第一周让一个问题变得更容易被看清:很多昂贵的延误,并不是从钢厂端开始,也不一定从港口端开始,而是从买方内部流程开始。报价审批、类别确认、资料索取和进口方协调,很多时候仍然是串行处理,而不是并行推进。这个结构在更宽松的市场里还能勉强容忍,但在更紧的市场里会非常昂贵。

2) A quote is no longer complete unless the execution owner is clear.

Buyers are used to comparing price, quantity, and shipment terms. They now need to compare something else at the same time: who owns the next operational step, by when, and with what fallback if the first path slips. Without that ownership map, a quote can still look competitive while carrying hidden execution risk.
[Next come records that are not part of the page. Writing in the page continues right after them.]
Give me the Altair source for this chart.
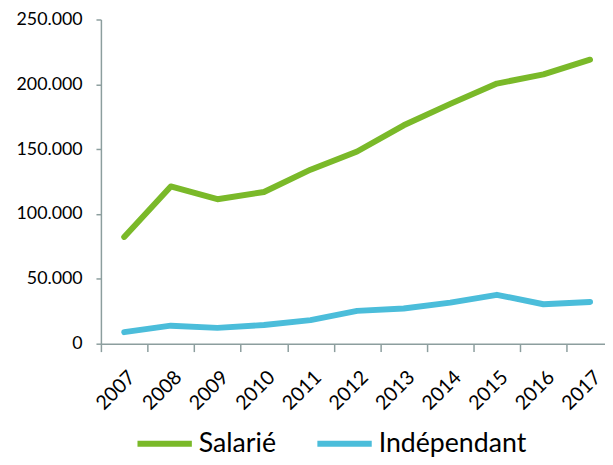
import altair as alt
import pandas as pd

years = [2007, 2008, 2009, 2010, 2011, 2012, 2013, 2014, 2015, 2016, 2017]
salarie = [82300, 121300, 111400, 117000, 134200, 148200, 168400, 184900, 200600, 207700, 219000]
independant = [8900, 13900, 12200, 14400, 18200, 25300, 27100, 31700, 37700, 30400, 32200]
series_names = ["Salarié", "Indépendant"]
series_colors = ["#7AB929", "#4BBDDA"]
y_ticks = [0, 50000, 100000, 150000, 200000, 250000]

rows = []
for name, vals in zip(series_names, [salarie, independant]):
    for yr, v in zip(years, vals):
        rows.append({"year": yr, "value": v, "serie": name})
df = pd.DataFrame(rows)

FONT = "Lato"
AXIS_COLOR = "#8C9E9E"
PLOT_W = 510
PLOT_H = 328
BAND = 47.13
x_min = 2006.5
x_max = x_min + PLOT_W / BAND
half_band = BAND / 2

chart = alt.Chart(df).mark_line(
    strokeWidth=6, strokeCap="round", strokeJoin="round"
).encode(
    x=alt.X(
        "year:Q",
        scale=alt.Scale(domain=[x_min, x_max], nice=False, zero=False),
        axis=alt.Axis(
            title=None,
            values=years,
            format="d",
            grid=False,
            tickOffset=-half_band,
            labelOffset=half_band + 0.5,
            tickSize=8,
            tickWidth=1.5,
            tickColor=AXIS_COLOR,
            domainColor=AXIS_COLOR,
            domainWidth=1.5,
            labelAngle=315,
            labelAlign="right",
            labelBaseline="top",
            labelPadding=15.5,
            labelFont=FONT,
            labelFontSize=20,
            labelColor="#000000",
            labelFlush=False,
            labelOverlap=False,
            labelBound=False,
        ),
    ),
    y=alt.Y(
        "value:Q",
        scale=alt.Scale(domain=[0, 250000], nice=False),
        axis=alt.Axis(
            title=None,
            values=y_ticks,
            labelExpr="replace(format(datum.value, ',d'), ',', '.')",
            grid=False,
            tickSize=5,
            tickWidth=1.5,
            tickColor=AXIS_COLOR,
            domainColor=AXIS_COLOR,
            domainWidth=1.5,
            labelPadding=14,
            labelFont=FONT,
            labelFontSize=18,
            labelColor="#000000",
            labelFlush=False,
        ),
    ),
    color=alt.Color(
        "serie:N",
        sort=series_names,
        scale=alt.Scale(domain=series_names, range=series_colors),
        legend=alt.Legend(
            title=None,
            orient="none",
            direction="horizontal",
            legendX=34,
            legendY=398.5,
            symbolType="stroke",
            symbolSize=3025,
            symbolStrokeWidth=6,
            labelFont=FONT,
            labelFontSize=27,
            labelColor="#000000",
            labelOffset=4,
            columnPadding=29,
            padding=0,
            labelLimit=400,
        ),
    ),
).properties(
    width=PLOT_W,
    height=PLOT_H,
    autosize=alt.AutoSizeParams(type="none"),
    padding={"left": 94, "top": 9, "right": 0, "bottom": 112},
).configure_view(stroke=None)

chart.save("out.html", embed_options={"renderer": "svg", "actions": False})
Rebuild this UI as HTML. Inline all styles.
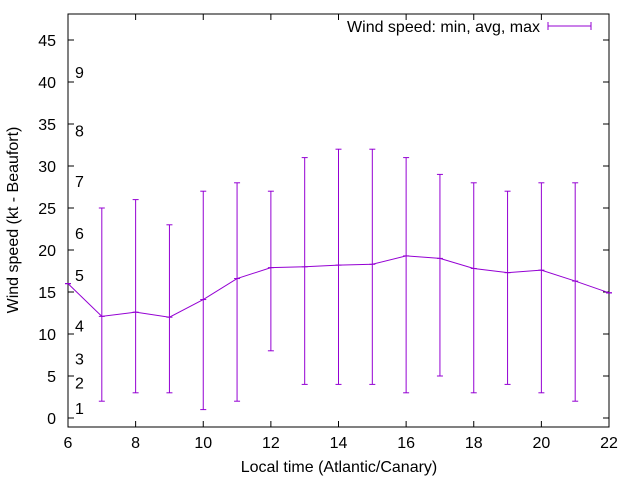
<!DOCTYPE html>
<html><head><meta charset="utf-8"><style>
body{margin:0;background:#fff;}
svg text{font-family:"Liberation Sans",sans-serif;font-size:16px;fill:#000;}
</style></head><body>
<svg width="640" height="480" id="c">
<rect x="68" y="14" width="541" height="413" fill="none" stroke="#000"/>
<g id="axes"></g><g id="marks"></g>
<text x="339" y="472" text-anchor="middle">Local time (Atlantic/Canary)</text>
<text transform="translate(18,220) rotate(-90)" text-anchor="middle">Wind speed (kt - Beaufort)</text>
<g>
<text x="540" y="32" text-anchor="end">Wind speed: min, avg, max</text>
<line x1="548" y1="26" x2="591" y2="26" stroke="#9400d3"/>
<line x1="548" y1="22" x2="548" y2="30" stroke="#9400d3"/>
<line x1="591" y1="22" x2="591" y2="30" stroke="#9400d3"/>
</g>
</svg>
<script>
const hours=[6,7,8,9,10,11,12,13,14,15,16,17,18,19,20,21,22];
const avgSpeed=[16,12.1,12.6,12.0,14.1,16.6,17.9,18.0,18.2,18.3,19.3,19.0,17.8,17.3,17.6,16.3,14.9];
const minSpeed=[16,2,3,3,1,2,8,4,4,4,3,5,3,4,3,2,14.9];
const maxSpeed=[16,25,26,23,27,28,27,31,32,32,31,29,28,27,28,28,14.9];
const xTicks=[6,8,10,12,14,16,18,20,22];
const yTicks=[0,5,10,15,20,25,30,35,40,45];
const beaufortLevels=[1,2,3,4,5,6,7,8,9];
const beaufortKt=[1.2,4.2,7.1,11.0,17.0,22.0,28.2,34.2,41.2];
const X=v=>68+(v-6)*(541/16);
const Y=v=>418-v*8.4;
const NS="http://www.w3.org/2000/svg";
const axes=document.getElementById('axes'),marks=document.getElementById('marks');
function mk(t,a,p){const e=document.createElementNS(NS,t);for(const k in a)e.setAttribute(k,a[k]);p.appendChild(e);return e;}
xTicks.forEach(t=>{
 const l=mk('line',{x1:X(t),x2:X(t),y1:427,y2:421,stroke:'#000'},axes);
 
 
 mk('line',{x1:X(t),x2:X(t),y1:14,y2:20,stroke:'#000'},axes);
 const tx=mk('text',{x:X(t),y:448,'text-anchor':'middle'},axes);tx.textContent=t;
 
 
});
yTicks.forEach(t=>{
 const l=mk('line',{x1:68,x2:74,y1:Y(t),y2:Y(t),stroke:'#000'},axes);
 
 
 mk('line',{x1:609,x2:603,y1:Y(t),y2:Y(t),stroke:'#000'},axes);
 const tx=mk('text',{x:56,y:Y(t)+6,'text-anchor':'end'},axes);tx.textContent=t;
 
 
});
beaufortLevels.forEach((b,i)=>{
 const tx=mk('text',{x:75,y:Y(beaufortKt[i])+6},axes);tx.textContent=b;
 
 
});
const col='#9400d3';
hours.forEach((h,i)=>{
 const g=mk('g',{stroke:col},marks);
 
 
 mk('line',{x1:X(h),x2:X(h),y1:Y(minSpeed[i]),y2:Y(maxSpeed[i])},g);
 mk('line',{x1:X(h)-3,x2:X(h)+3,y1:Y(minSpeed[i]),y2:Y(minSpeed[i])},g);
 mk('line',{x1:X(h)-3,x2:X(h)+3,y1:Y(maxSpeed[i]),y2:Y(maxSpeed[i])},g);
 mk('line',{x1:X(h)-3,x2:X(h)+3,y1:Y(avgSpeed[i]),y2:Y(avgSpeed[i])},g);
});
const p=mk('polyline',{points:hours.map((h,i)=>X(h)+','+Y(avgSpeed[i])).join(' '),fill:'none',stroke:col},marks);


</script>
</body></html>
买家过去习惯比较价格、数量和装运条款。现在还必须同步比较另一组要素:下一步操作由谁负责、最晚何时完成、如果第一路径滑掉是否有替代方案。没有这张责任地图,报价看起来再有竞争力,也可能藏着执行风险。

3) The second week belongs to buyers who move checks earlier.

The smartest adjustment now is not another round of bargain hunting. It is shifting key checks forward: product classification before internal sign-off, file requests before final order release, importer alignment before cargo pressure builds. The teams that front-load those checks will keep more negotiating power because they are less likely to buy under time stress later.

进入第二周后,最聪明的调整并不是再去做一轮压价,而是把关键检查项前移:在内部批准前先确认产品分类,在最终下单前先要齐资料,在货物节奏变紧前先与进口方对齐。能把这些检查前置的团队,反而更能保住议价权,因为他们不容易在后面被时间压力逼着成交。

Takeaway

After week one, UK steel buying is no longer just a sourcing exercise. It is a process design exercise. Buyers who reset their workflow now will preserve margin more reliably than buyers who keep treating execution discipline as secondary.

第一周过后,英国钢材采购已经不只是一个找货和比价的问题,更是一个流程设计问题。现在就重置内部流程的买家,会比那些继续把执行纪律放在次要位置的买家,更稳定地守住利润空间。